Slow Operations By Groff Schroeder: Freethinkers of Colorado Springs June 2012

 

Slow Operations

By Groff Schroeder

 

Late in the age of enlightenment, brave and brilliant citizens of the “new world” created a constitutional democratic republic called the United States of America. While waging a difficult “Revolutionary War” between 1775 and 1783, America's founders adopted three documents, a “Declaration of Independence” (July 4, 1776), a Constitution (September 17, 1787), and a Bill of Rights (August 21, 1789). Together with a series of elegant symbols such as E Pluribus Unum (the motto “from many one”), these documents founded a “federalist” nation, a democratic republic whose government is the functional aspect – the working reality – of the United States of America.

 

This new national government, which Abraham Lincoln would call “government of the people, by the people, and for the people” at Gettysburg in 1863, implemented important, radical, and historic new ideas, granting the people not only democratic rights (political power), but also equal civil rights (right to free speech and free assembly) and human rights (right to life, liberty, and the pursuit of happiness).

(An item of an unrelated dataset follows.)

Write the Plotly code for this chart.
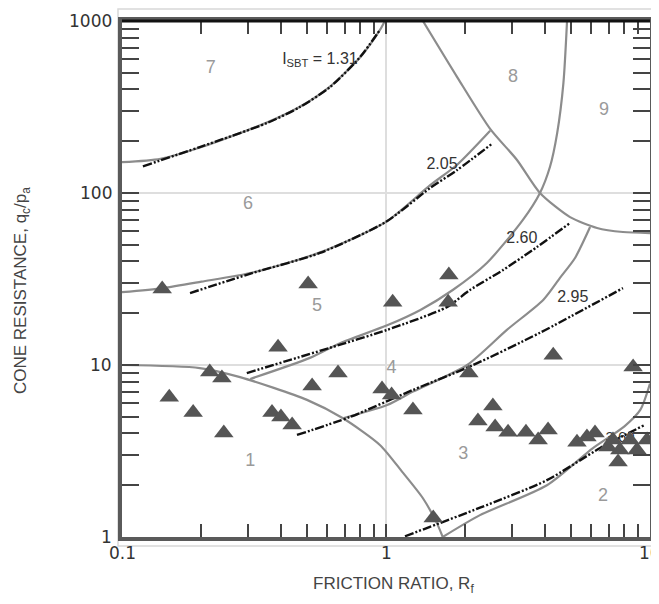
import math
import plotly.graph_objects as go

# ---------------- data ----------------
# triangle data points: friction ratio Rf (%) and normalized cone resistance qc/pa
pts_rf = [0.142, 0.507, 0.390, 0.215, 0.239, 0.151, 0.186, 0.243, 0.370, 0.400,
          0.441, 0.525, 0.658, 0.966, 1.05, 1.265, 1.06, 1.73, 1.72, 2.06,
          2.23, 2.54, 2.59, 2.90, 3.39, 3.77, 4.11, 4.30, 8.63, 5.29,
          5.77, 6.19, 6.93, 7.24, 7.69, 7.57, 8.40, 8.93, 9.75, 1.51]
pts_q = [27.7, 29.6, 12.7, 9.1, 8.4, 6.5, 5.3, 4.03, 5.3, 4.99,
         4.48, 7.55, 8.98, 7.24, 6.7, 5.47, 23.2, 33.4, 23.2, 8.98,
         4.72, 5.78, 4.36, 4.07, 4.07, 3.66, 4.19, 11.4, 9.73, 3.56,
         3.81, 4.03, 3.34, 3.66, 3.21, 2.73, 3.66, 3.21, 3.66, 1.29]

# zone boundaries (solid gray)
b76_rf = [0.1, 0.14, 0.2, 0.35, 0.47, 0.61, 0.8, 0.95, 0.99]
b76_q = [151, 158, 185, 255, 316, 413, 618, 890, 1000]
b65_rf = [0.1, 0.143, 0.2, 0.313, 0.56, 1.0, 1.47, 1.86, 2.48]
b65_q = [26.5, 28, 30.5, 34.5, 45, 68, 111, 146, 230]
b8_rf = [1.38, 1.86, 2.48, 3.13, 3.83, 4.98, 6.30, 7.90, 10]
b8_q = [1000, 472, 236, 156, 100, 72.4, 62.6, 59.3, 58.5]
b54_rf = [4.85, 4.70, 4.45, 4.18, 3.83, 3.30, 2.41, 1.79, 1.35, 1.01, 0.67, 0.515, 0.306]
b54_q = [1000, 437, 223, 142, 100, 69.7, 39.2, 27.3, 20.9, 17.0, 13.4, 11.0, 8.3]
b43_rf = [0.687, 1.01, 1.265, 2.03, 2.87, 3.94, 4.56, 5.20, 5.93]
b43_q = [4.9, 5.85, 7.0, 10, 16, 23.9, 32.1, 41.9, 63.4]
b1_rf = [0.1, 0.197, 0.28, 0.502, 0.687, 0.948, 1.15, 1.38, 1.56, 1.64]
b1_q = [10, 9.6, 8.5, 6.27, 4.9, 3.43, 2.4, 1.68, 1.2, 1.0]
b32_rf = [1.64, 2.27, 4.07, 6.08, 8.0, 9.2, 10]
b32_q = [1.0, 1.34, 2.0, 3.29, 4.4, 5.5, 7.8]

# I_SBT contours (dash-dot-dot black)
i131_rf = [0.120, 0.197, 0.354, 0.472, 0.614, 0.798, 0.948]
i131_q = [143, 185, 255, 316, 413, 618, 887]
i205_rf = [0.181, 0.313, 0.562, 1.0, 1.47, 1.86, 2.54]
i205_q = [26.2, 34.3, 44.8, 68, 107, 136, 195]
i260_rf = [0.297, 0.614, 1.01, 1.70, 2.08, 2.77, 3.73, 4.98]
i260_q = [8.98, 12.6, 16.0, 21.7, 27.3, 35.6, 48.5, 67]
i295_rf = [0.46, 0.731, 1.265, 2.14, 3.83, 7.9]
i295_q = [3.92, 4.99, 7.16, 10, 15.4, 28]
i360_rf = [1.18, 2.27, 4.07, 6.47, 9.6]
i360_q = [1.01, 1.48, 2.14, 3.29, 4.5]

# zone numbers
zone_txt = ["1", "2", "3", "4", "5", "6", "7", "8", "9"]
zone_rf = [0.306, 6.64, 1.96, 1.05, 0.548, 0.300, 0.217, 3.03, 6.7]
zone_q = [2.73, 1.71, 3.0, 9.5, 22, 86, 533, 472, 300]

# contour labels
clab_txt = ["2.05", "2.60", "2.95"]
clab_rf = [1.63, 3.27, 5.1]
clab_q = [146, 54, 24.5]

x_ticks = [0.1, 1, 10]
x_ticktext = ["0.1", "1", "10"]
y_ticks = [1, 10, 100, 1000]
y_ticktext = ["1", "10", "100", "1000"]

# ---------------- figure ----------------
GRAY = "#8c8c8c"
DASH = "9px,2px,2px,2px,2px,2px"
fig = go.Figure()

for rf, q in [(b76_rf, b76_q), (b65_rf, b65_q), (b8_rf, b8_q), (b54_rf, b54_q),
              (b43_rf, b43_q), (b1_rf, b1_q), (b32_rf, b32_q)]:
    fig.add_trace(go.Scatter(x=rf, y=q, mode="lines",
                             line=dict(color=GRAY, width=2.2, shape="spline", smoothing=0.7),
                             hoverinfo="skip", showlegend=False))

for rf, q in [(i131_rf, i131_q), (i205_rf, i205_q), (i260_rf, i260_q),
              (i295_rf, i295_q), (i360_rf, i360_q)]:
    fig.add_trace(go.Scatter(x=rf, y=q, mode="lines",
                             line=dict(color="#111", width=2.4, dash=DASH, shape="spline", smoothing=0.7),
                             hoverinfo="skip", showlegend=False))

# partially hidden label under the markers
fig.add_trace(go.Scatter(x=[7.7], y=[3.75], mode="text", text=["3.60"],
                         textfont=dict(family="Liberation Sans", size=15, color="#333"),
                         showlegend=False, hoverinfo="skip"))

fig.add_trace(go.Scatter(x=pts_rf, y=pts_q, mode="markers",
                         marker=dict(symbol="triangle-up", size=17, color="#555555", line=dict(width=0)),
                         showlegend=False))

# zone numbers
fig.add_trace(go.Scatter(x=zone_rf, y=zone_q, mode="text", text=zone_txt,
                         textfont=dict(family="Liberation Sans", size=18, color="#9a9a9a"),
                         showlegend=False, hoverinfo="skip"))
fig.add_trace(go.Scatter(x=clab_rf, y=clab_q, mode="text", text=clab_txt,
                         textfont=dict(family="Liberation Sans", size=16, color="#333"),
                         showlegend=False, hoverinfo="skip"))
fig.add_trace(go.Scatter(x=[0.562], y=[593], mode="text", text=["I<sub>SBT</sub> = 1.31"],
                         textfont=dict(family="Liberation Sans", size=16, color="#333"),
                         showlegend=False, hoverinfo="skip"))

axis_common = dict(type="log", showline=True, linecolor="#5a5a5a", linewidth=3.5,
                   mirror="allticks", ticks="inside", tickcolor="#444", tickwidth=2,
                   showgrid=True, gridcolor="#dedede", gridwidth=1.5, zeroline=False,
                   showticklabels=False, automargin=False)

fig.update_xaxes(**axis_common, range=[-1, 1], tickvals=x_ticks, ticklen=13,
                 minor=dict(ticks="inside", ticklen=13, tickcolor="#444", tickwidth=2, dtick="D1", showgrid=False))
fig.update_yaxes(**axis_common, range=[0, 3], tickvals=y_ticks, ticklen=17,
                 minor=dict(ticks="inside", ticklen=17, tickcolor="#444", tickwidth=2, dtick="D1", showgrid=False))

# the page body has an 8px default margin, so the figure is offset by 8px
OFF = 8
W, H = 651, 596
L, R, T, B = 114, 9, 13, 67
pw, ph = W - L - R, H - T - B

def px(xp):
    return (xp - OFF - L) / pw

def py(yp):
    return (H - B - (yp - OFF)) / ph

shapes = [
    dict(type="rect", xref="paper", yref="paper", x0=px(118), x1=px(657), y0=py(546), y1=py(9),
         line=dict(color="#d8d8d8", width=1.5), layer="below"),
    dict(type="line", xref="paper", yref="paper", x0=0, x1=1, y0=1, y1=1,
         line=dict(color="#111", width=3)),
]

tickfont = dict(family="DejaVu Sans", size=17, color="#333")
annotations = []
for v, t in zip(x_ticks, x_ticktext):
    annotations.append(dict(text=t, x=math.log10(v), xref="x", y=py(553), yref="paper", xanchor="center",
                            yanchor="middle", showarrow=False, font=tickfont))
for v, t in zip(y_ticks, y_ticktext):
    annotations.append(dict(text=t, x=px(114), xref="paper", y=math.log10(v), yref="y", xanchor="right",
                            yanchor="middle", showarrow=False, font=tickfont))

annotations += [
    dict(text="FRICTION RATIO, R<sub>f</sub>", xref="paper", yref="paper", x=px(393), y=py(585),
         xanchor="center", yanchor="middle",
         showarrow=False, font=dict(family="Liberation Sans", size=17, color="#444")),
    dict(text="CONE RESISTANCE, q<sub>c</sub>/p<sub>a</sub>", xref="paper", yref="paper", x=px(22), y=py(291),
         xanchor="center", yanchor="middle",
         textangle=-90, showarrow=False, font=dict(family="Liberation Sans", size=17, color="#444")),
]

fig.update_layout(width=W, height=H, margin=dict(l=L, r=R, t=T, b=B, pad=0, autoexpand=False),
                  plot_bgcolor="white", paper_bgcolor="white",
                  shapes=shapes, annotations=annotations, showlegend=False)

fig.write_html("out.html")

Despite the incalculable value of these rights, and even as American soldiers sacrifice life and limb defending them, many churches, corporations, individuals, and organizations strongly oppose paying taxes to support them. Furthermore, despite the founders' documented attempts to prevent concentrations of wealth and power, Thomas Jefferson correctly observed in the Diffusion of Knowledge Bill of 1779 that "even under the best forms [of government], those entrusted with power have, in time and by slow operations, perverted it into tyranny.”

 

The Corrupt Foreign Practices Act makes it illegal for American companies to provide foreign officials with anything of value to influence any act of that official, yet corporate “slow operations” led to the Supreme Court's decision equating “campaign donations” (which are neither free nor speech) with free speech. Similarly, apparent politico-legal trickery led to the recent “Citizen's United” decision.

 

Such “deregulation” (making illegal things legal) means any corporation, organization, individual – even foreign governments - may now secretly provide officials of the United States government with almost any/every thing of virtually value imaginable to influence virtually any/every act imaginable by the official. These decisions appear to thwart the intentions of America's Founders, granting those with vast wealth virtually unlimited power to influence not only American elections, but also the votes of representatives once they take office.

 

Meanwhile, churches and religious organizations such as the “Moral Majority” and the self-described “Christian Mafia” (no kidding) have also gained vast political power, apparently through inter-generational pulpit politics. Even as they sometimes oppose compliance with public policy mandates, religious organizations increasingly insist that their “freedoms” override the civil and human rights of actual human beings. The “Fortnight of Freedom” project advances the Catholic Church's (Rome, Italy) “religious freedom” to use health insurance policy to force its American employees comply with its religious teachings.

 

On the Fourth of July, many will celebrate Independence Day and the principles of American freedom with libations, food, and fireworks. At least some Americans will wonder how long We the (little) People will be able to exercise our democratic, civil, and human rights, which increasingly appear to belong to mega-churches, multinational corporations, and individuals with enough money to purchase them outright on America's “free” market of political power.